This was a big day in the news for San Diego real estate. Standard & Poor’s Case-Schiller Home Price Index was released today for April 2010. The index, which measures resale values of single-family houses, shows sale prices of houses in San Diego rose 11.7 percent between April 2009 and April 2010. Only San Francisco, with an 18 percent increase, rose faster than the San Diego real estate market in the past twelve months.
But rising San Diego home sales figures are not an exception. Thirteen of the twenty metropolitan statistical areas (MSA’s) covered in the index showed price increases from a year earlier. And all twenty MSA’s showed increases from March 2010.
This news, like recent news of San Diego homes sale prices increasing, should be read conservatively, but not ignored. Bad-news reporters and gloomy economists are quick to dismiss the recent real estate price increases as an abnormality in light of continued foreclosures and unemployment numbers. But the fact is, the statistics make sense. They show San Diego houses at roughly the same values that they were at in April 2003. What is the rough value of your stock portfolio right now compared to April 2003?

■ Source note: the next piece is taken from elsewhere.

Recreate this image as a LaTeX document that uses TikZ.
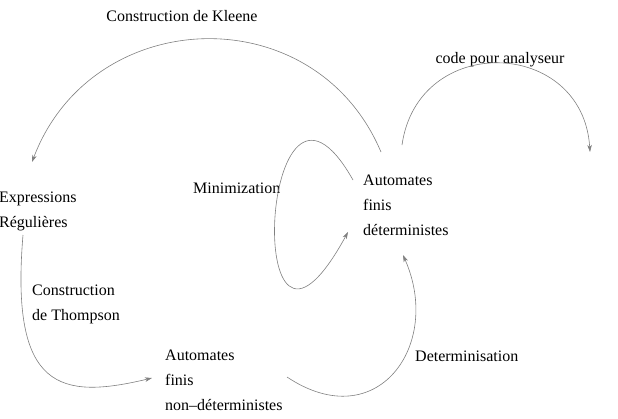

The conservative caution is not to expect 11.7% increases on San Diego homes every year. The average house appreciates roughly four percent per year. We’ve been in a trough for a while folks; actually well below that annual four percent trend line. Now we’re getting back to the trend line. But there’s nothing wrong with talk of recovery if we’re talking about returning to a normal real estate market.
Here is the list of the 20 Cities and the change in their house value index from April 2009 to April 2010:
San Francisco 17.99%
San Diego 11.74%
Los Angeles 7.79%
New York -1.02%
Las Vegas -8.52%
Still, I think it’s important to get a better idea for the Case-Shiller methodology used to determine the increase in home prices. Here’s a general summary from the Standard & Poor’s Case Shiller website:
The “repeat sales method” used by the Case-Shiller index is considered the “most reliable means to measure housing price movements”. The Office of Federal Housing Enterprise Oversight (OFHEO) uses their same methodology in its reports. This involves looking at homes that have sold at least twice so that a reliable resale price can be determined. New construction is not counted, nor are multiple unit properties such as condos or apartments.
When the resales of existing homes are identified, the Case-Shiller index compiles “matched sale pairs” of homes sold in the month the index is released and in the two prior months. So the index released in April includes sales in February, March, and April. Only arm’s-length transactions are included. For example, transfers between family members would be excluded. Transactions with wildly unrealistic values are excluded as suspected data errors. In an effort to compare homes of constant quality, the index also seeks to exclude properties that have been remodeled or renovated. So any homes that have been bought and sold in the preceding six-month period are excluded as suspected sales by investors “fixing and flipping” the properties.
If you enjoy reading about statistical methodology, click here to read the Case-Shiller Home Price Index Methodology. It’s actually pretty interesting (or maybe I’m just a little strange that way). But the fact is, San Diego real estate has stabilized and is improving. There is heavy demand at the entry level. Luxury home sales in San Diego are also increasing again, albeit at reduced prices. And the mid-range properties priced $700,000 to $1.5 Million are also regaining their footing. Expect more of the same news next month.